Nach Jahren der Kritik, Kontroversen und Urteile hat der Präsident von Tadschikistan, Emomali Rahmon, heute ein Gesetz unterzeichnet, das die strafrechtliche Verfolgung von Likes und anderen Reaktionen in sozialen Netzwerken aufhebt.
Ein historischer Schritt – zumindest symbolisch. Doch im Hintergrund stehen die Geschichten vieler Tadschiken, die bereits wegen harmloser digitaler Gesten jahrelang im Gefängnis sitzen. Die zentrale Frage bleibt: Ist das ein echter Schritt in Richtung Meinungsfreiheit – oder ein politisch kalkulierter Rückzug nach starkem Druck?
Als ein Like ein Beweis für ein Verbrechen war
Frühere Gesetze ermöglichten es, bereits ein Like oder das Teilen eines Beitrags als Unterstützung von Extremismus oder Aufruf zur Unruhe zu werten. In der Praxis wurden Bürger angeklagt, nur weil sie einen regierungskritischen Beitrag markiert hatten.
Einige Beispiele:
- 2021 wurde ein 22-jähriger Mann aus Schachrinau zu sieben Jahren Haft verurteilt, weil er ein Video mit Regierungskritik „geliket“ hatte.
- 2022 erhielt ein Lehrer in Sughd zwei Jahre Gefängnis, weil er ein YouTube-Video eines im Ausland lebenden Oppositionspolitikers markiert und weitergeleitet hatte.
Diese Fälle führten zu einer Atmosphäre der Angst, viele Nutzer hörten auf, sich öffentlich zu äußern – selbst in Form eines Emojis.
Ein Gesetz, das mehr Angst als Aufklärung schuf
Offiziell wurde die alte Regelung als Teil der Anti-Extremismus-Strategie begründet. Doch de facto diente sie der Unterdrückung abweichender Meinungen, insbesondere online.
Rechtsexperten wiesen darauf hin, dass ein Like allein kein Beweis für Zustimmung, Beteiligung oder Intention ist. Es ist ein schwaches, oft symbolisches Signal – und kein Verbrechen.
Ein Fortschritt – oder ein taktischer Schritt?
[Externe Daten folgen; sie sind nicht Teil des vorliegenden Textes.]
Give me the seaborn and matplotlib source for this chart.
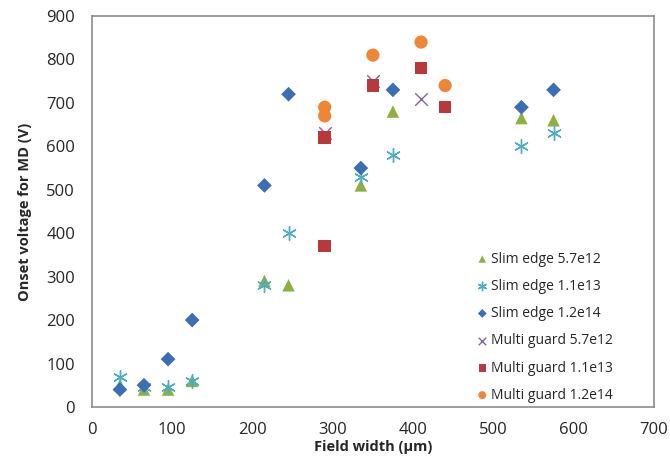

Das heute unterzeichnete Gesetz hebt die Kriminalisierung von Likes auf. Offizielle Stellen sprechen von einem Schritt hin zu moderner Gesetzgebung und Menschenrechtsstandards. Doch:
- Es gibt kein offizielles Eingeständnis, dass frühere Urteile falsch oder überzogen waren.
- Es ist nichts bekannt über die Freilassung der bereits verurteilten Personen.
- Es gibt keine Anzeichen für Entschädigungen oder Rehabilitierung.
Warum dieser Schritt wichtig – aber unvollständig ist
- Er ist ein verspätetes Zugeständnis an internen und internationalen Druck.
- Das Strafrecht enthält weiterhin unklare, dehnbar auslegbare Formulierungen.
- Die Praxis geheimer Gerichtsverhandlungen und fehlender Transparenz wurde nicht thematisiert.
- Und vor allem: Das Schicksal der unschuldig Inhaftierten bleibt unbeantwortet.
Fazit: Likes sind kein Verbrechen mehr – aber Gerechtigkeit sieht anders aus
Die heutige Gesetzesänderung ist ein symbolischer Schritt. Doch in einem Land, in dem Menschen für ein digitales Zeichen der Zustimmung ins Gefängnis kamen, reicht ein neues Gesetz allein nicht aus.
Ohne Anerkennung des Unrechts, ohne Entlassungen, ohne Aufarbeitung – bleibt die Gerechtigkeit weiter in Haft.
Denn in einem System, wo ein „Like“ ein Verbrechen war, kann ein Federstrich allein keine Freiheit bringen.